#### Information provided ####
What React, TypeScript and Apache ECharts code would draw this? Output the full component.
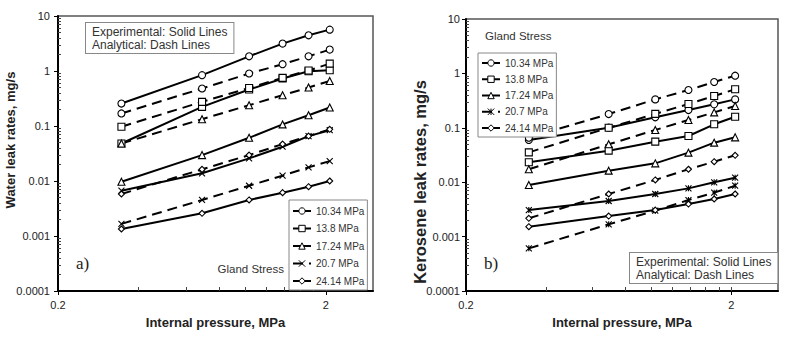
import React, { useEffect, useRef } from "react";
import * as echarts from "echarts";

// ---------- data ----------
const PRESSURE_X = [0.345, 0.69, 1.034, 1.379, 1.724, 2.068];
const GLAND = ["10.34 MPa", "13.8 MPa", "17.24 MPa", "20.7 MPa", "24.14 MPa"];

// Water (panel a)
const W_EXP_1034 = [0.256, 0.84, 1.85, 3.15, 4.46, 5.65];
const W_ANA_1034 = [0.169, 0.48, 0.9, 1.33, 1.85, 2.45];
const W_EXP_138 = [0.048, 0.223, 0.46, 0.73, 0.99, 1.03];
const W_ANA_138 = [0.097, 0.275, 0.49, 0.75, 1.02, 1.36];
const W_EXP_1724 = [0.0097, 0.0296, 0.061, 0.107, 0.157, 0.217];
const W_ANA_1724 = [0.048, 0.133, 0.239, 0.363, 0.5, 0.66];
const W_EXP_207 = [0.00667, 0.0138, 0.0258, 0.042, 0.0655, 0.084];
const W_ANA_207 = [0.00166, 0.00452, 0.0082, 0.0125, 0.0177, 0.023];
const W_EXP_2414 = [0.00134, 0.00259, 0.00452, 0.00614, 0.00788, 0.01];
const W_ANA_2414 = [0.0058, 0.0163, 0.0296, 0.0469, 0.0656, 0.087];

// Kerosene (panel b)
const K_EXP_1034 = [0.0597, 0.1005, 0.156, 0.212, 0.27, 0.333];
const K_ANA_1034 = [0.0659, 0.179, 0.333, 0.495, 0.695, 0.908];
const K_EXP_138 = [0.0232, 0.038, 0.0556, 0.0707, 0.116, 0.16];
const K_ANA_138 = [0.0354, 0.1, 0.18, 0.274, 0.385, 0.51];
const K_EXP_1724 = [0.0089, 0.0163, 0.0222, 0.0349, 0.0533, 0.0668];
const K_ANA_1724 = [0.0173, 0.0497, 0.0912, 0.139, 0.192, 0.252];
const K_EXP_207 = [0.00308, 0.00451, 0.00607, 0.0077, 0.00995, 0.0121];
const K_ANA_207 = [0.000608, 0.00168, 0.003, 0.0047, 0.00643, 0.00863];
const K_EXP_2414 = [0.00152, 0.00239, 0.00308, 0.00397, 0.00491, 0.00607];
const K_ANA_2414 = [0.00217, 0.00607, 0.011, 0.0173, 0.0238, 0.0312];

// ticks
const X_LABELS = [0.2, 2];
const X_MINOR = [0.4, 0.6, 0.8, 1.0, 1.2, 1.4, 1.6, 1.8, 2.0];
const Y_LABELS = [0.0001, 0.001, 0.01, 0.1, 1, 10];
const Y_MINOR = [
  0.0002, 0.0003, 0.0004, 0.0005, 0.0006, 0.0007, 0.0008, 0.0009,
  0.002, 0.003, 0.004, 0.005, 0.006, 0.007, 0.008, 0.009,
  0.02, 0.03, 0.04, 0.05, 0.06, 0.07, 0.08, 0.09,
  0.2, 0.3, 0.4, 0.5, 0.6, 0.7, 0.8, 0.9,
  2, 3, 4, 5, 6, 7, 8, 9,
];

const FONT = "'Liberation Sans', Arial, sans-serif";
const SERIF = "'Liberation Serif', 'Times New Roman', serif";

const X_MARK = "path://M0,0L10,10M10,0L0,10";
const STAR_MARK = "path://M0,0L10,10M10,0L0,10M5,0L5,10";

const yFmt = (v: number) => {
  const e = Math.round(Math.log10(v));
  return e >= 0 ? String(Math.pow(10, e)) : "0." + "0".repeat(-e - 1) + "1";
};

function mkSeries(
  name: string,
  values: number[],
  dashed: boolean,
  symbol: string,
  size: number,
  axis: number
) {
  return {
    type: "line",
    name,
    xAxisIndex: axis,
    yAxisIndex: axis,
    data: PRESSURE_X.map((x, i) => [x, values[i]]),
    symbol,
    symbolSize: size,
    showAllSymbol: true,
    lineStyle: { color: "#000", width: 2, type: dashed ? [10, 6] : "solid" },
    itemStyle: { color: "#fff", borderColor: "#000", borderWidth: 1.1 },
    emphasis: { disabled: true },
    silent: true,
  };
}

function panelSeries(
  prefix: string,
  sets: [number[], number[]][],
  xSym: string,
  axis: number
) {
  const syms = ["circle", "rect", "triangle", xSym, "diamond"];
  const sizes = [7, 7, 7, 6, 6];
  const out: any[] = [];
  sets.forEach(([exp, ana], i) => {
    const name = prefix + GLAND[i];
    const e = mkSeries(name, exp, false, syms[i], sizes[i], axis);
    const a = mkSeries(name, ana, true, syms[i], sizes[i], axis);
    // legend icon uses first series; 20.7 MPa legend shows the dashed line
    if (i === 3) out.push(a, e);
    else out.push(e, a);
  });
  return out;
}

function axesFor(grid: number, labelMargin: number) {
  const lineStyle = { color: "#000", width: 2 };
  const xMain = {
    type: "log",
    gridIndex: grid,
    min: 0.2,
    max: 3,
    position: "bottom",
    axisLine: { show: true, lineStyle },
    axisTick: { show: true, inside: false, length: 4, customValues: X_LABELS, lineStyle: { color: "#000" } },
    axisLabel: {
      customValues: X_LABELS,
      formatter: (v: number) => String(v),
      fontSize: 11,
      color: "#222",
      fontFamily: FONT,
      margin: 8,
    },
    splitLine: { show: false },
    minorTick: { show: false },
    name: "Internal pressure, MPa",
    nameLocation: "middle",
    nameGap: 25,
    nameTextStyle: { fontSize: 13, fontWeight: "bold", color: "#222", fontFamily: FONT },
  };
  const xMinor = {
    type: "log",
    gridIndex: grid,
    min: 0.2,
    max: 3,
    position: "bottom",
    axisLine: { show: false },
    axisTick: { show: true, inside: true, length: 4, customValues: X_MINOR, lineStyle: { color: "#444" } },
    axisLabel: { show: false },
    splitLine: { show: false },
  };
  const yMain = {
    type: "log",
    gridIndex: grid,
    min: 0.0001,
    max: 10,
    position: "left",
    axisLine: { show: true, lineStyle },
    axisTick: { show: true, inside: false, length: 4, customValues: Y_LABELS, lineStyle: { color: "#000" } },
    axisLabel: {
      customValues: Y_LABELS,
      formatter: yFmt,
      fontSize: 11,
      color: "#222",
      fontFamily: FONT,
      margin: labelMargin,
    },
    splitLine: { show: false },
  };
  const yMinor = {
    type: "log",
    gridIndex: grid,
    min: 0.0001,
    max: 10,
    position: "left",
    axisLine: { show: false },
    axisTick: { show: true, inside: true, length: 3, customValues: Y_MINOR, lineStyle: { color: "#444" } },
    axisLabel: { show: false },
    splitLine: { show: false },
  };
  return { x: [xMain, xMinor], y: [yMain, yMinor] };
}

export default function App() {
  const ref = useRef<HTMLDivElement>(null);
  useEffect(() => {
    if (!ref.current) return;
    const chart = echarts.init(ref.current, undefined, { renderer: "svg" });
    const A = axesFor(0, 8);
    const B = axesFor(1, 6);

    const left = panelSeries(
      "",
      [
        [W_EXP_1034, W_ANA_1034],
        [W_EXP_138, W_ANA_138],
        [W_EXP_1724, W_ANA_1724],
        [W_EXP_207, W_ANA_207],
        [W_EXP_2414, W_ANA_2414],
      ],
      X_MARK,
      0
    );
    const right = panelSeries(
      "K ",
      [
        [K_EXP_1034, K_ANA_1034],
        [K_EXP_138, K_ANA_138],
        [K_EXP_1724, K_ANA_1724],
        [K_EXP_207, K_ANA_207],
        [K_EXP_2414, K_ANA_2414],
      ],
      STAR_MARK,
      2
    );

    const legendBase = {
      orient: "vertical",
      itemWidth: 18,
      itemHeight: 8,
      padding: [6, 3, 4, 3],
      borderColor: "#888",
      borderWidth: 1,
      backgroundColor: "#fff",
      selectedMode: false,
      itemStyle: { color: "#fff", borderColor: "#000", borderWidth: 1 },
      lineStyle: { color: "#000", width: 2 },
      textStyle: { fontSize: 10, color: "#333", fontFamily: FONT },
      formatter: (n: string) => n.replace(/^K /, ""),
    };

    const boxText = "Experimental: Solid Lines\nAnalytical: Dash Lines";
    const boxStyle = {
      text: boxText,
      fontSize: 12,
      fontFamily: FONT,
      fill: "#333",
      lineHeight: 13,
      backgroundColor: "#fff",
      borderColor: "#888",
      borderWidth: 1,
      padding: [2, 6, 2, 6],
    };

    chart.setOption({
      animation: false,
      backgroundColor: "#fff",
      grid: [
        { left: 58, top: 16, width: 315, height: 275, show: true, borderColor: "#555", borderWidth: 1.5, backgroundColor: "transparent" },
        { left: 466, top: 19, width: 312, height: 272, show: true, borderColor: "#555", borderWidth: 1.5, backgroundColor: "transparent" },
      ],
      xAxis: [...A.x, ...B.x],
      yAxis: [...A.y, ...B.y],
      legend: [
        { ...legendBase, data: GLAND, left: 289, top: 200, itemGap: 7.5 },
        { ...legendBase, data: GLAND.map((g) => "K " + g), left: 478, top: 53, itemGap: 6.25, padding: [5, 3, 4, 3] },
      ],
      graphic: [
        { type: "text", x: 86, y: 23, style: { ...boxStyle } },
        { type: "text", x: 630, y: 253, style: { ...boxStyle } },
        { type: "text", x: 284, y: 269, style: { text: "Gland Stress", fontSize: 11.5, fontFamily: FONT, fill: "#333", align: "right", verticalAlign: "middle" } },
        { type: "text", x: 485, y: 36, style: { text: "Gland Stress", fontSize: 11.5, fontFamily: FONT, fill: "#333", verticalAlign: "middle" } },
        { type: "text", x: 76, y: 263, style: { text: "a)", fontSize: 17, fontFamily: SERIF, fill: "#222", verticalAlign: "middle" } },
        { type: "text", x: 484, y: 263, style: { text: "b)", fontSize: 17, fontFamily: SERIF, fill: "#222", verticalAlign: "middle" } },
        {
          type: "text",
          x: 10,
          y: 140,
          rotation: Math.PI / 2,
          style: { text: "Water leak rates, mg/s", fontSize: 13, fontWeight: "bold", fontFamily: FONT, fill: "#222", align: "center", verticalAlign: "middle" },
        },
        {
          type: "text",
          x: 420,
          y: 182,
          rotation: Math.PI / 2,
          style: { text: "Kerosene leak rates, mg/s", fontSize: 16.5, fontWeight: "bold", fontFamily: FONT, fill: "#222", align: "center", verticalAlign: "middle" },
        },
      ],
      series: [...left, ...right],
    });
    return () => chart.dispose();
  }, []);
  return (
    <div
      ref={ref}
      style={{ position: "absolute", left: 0, top: 0, width: 786, height: 341 }}
    />
  );
}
####
## Task requirements:
Print the data above verbatim from the first line through the line holding "0.0469, 0.0656, 0.087];", leaving every picture out.

## Response to this exercise:
What React, TypeScript and Apache ECharts code would draw this? Output the full component.
import React, { useEffect, useRef } from "react";
import * as echarts from "echarts";

// ---------- data ----------
const PRESSURE_X = [0.345, 0.69, 1.034, 1.379, 1.724, 2.068];
const GLAND = ["10.34 MPa", "13.8 MPa", "17.24 MPa", "20.7 MPa", "24.14 MPa"];

// Water (panel a)
const W_EXP_1034 = [0.256, 0.84, 1.85, 3.15, 4.46, 5.65];
const W_ANA_1034 = [0.169, 0.48, 0.9, 1.33, 1.85, 2.45];
const W_EXP_138 = [0.048, 0.223, 0.46, 0.73, 0.99, 1.03];
const W_ANA_138 = [0.097, 0.275, 0.49, 0.75, 1.02, 1.36];
const W_EXP_1724 = [0.0097, 0.0296, 0.061, 0.107, 0.157, 0.217];
const W_ANA_1724 = [0.048, 0.133, 0.239, 0.363, 0.5, 0.66];
const W_EXP_207 = [0.00667, 0.0138, 0.0258, 0.042, 0.0655, 0.084];
const W_ANA_207 = [0.00166, 0.00452, 0.0082, 0.0125, 0.0177, 0.023];
const W_EXP_2414 = [0.00134, 0.00259, 0.00452, 0.00614, 0.00788, 0.01];
const W_ANA_2414 = [0.0058, 0.0163, 0.0296, 0.0469, 0.0656, 0.087];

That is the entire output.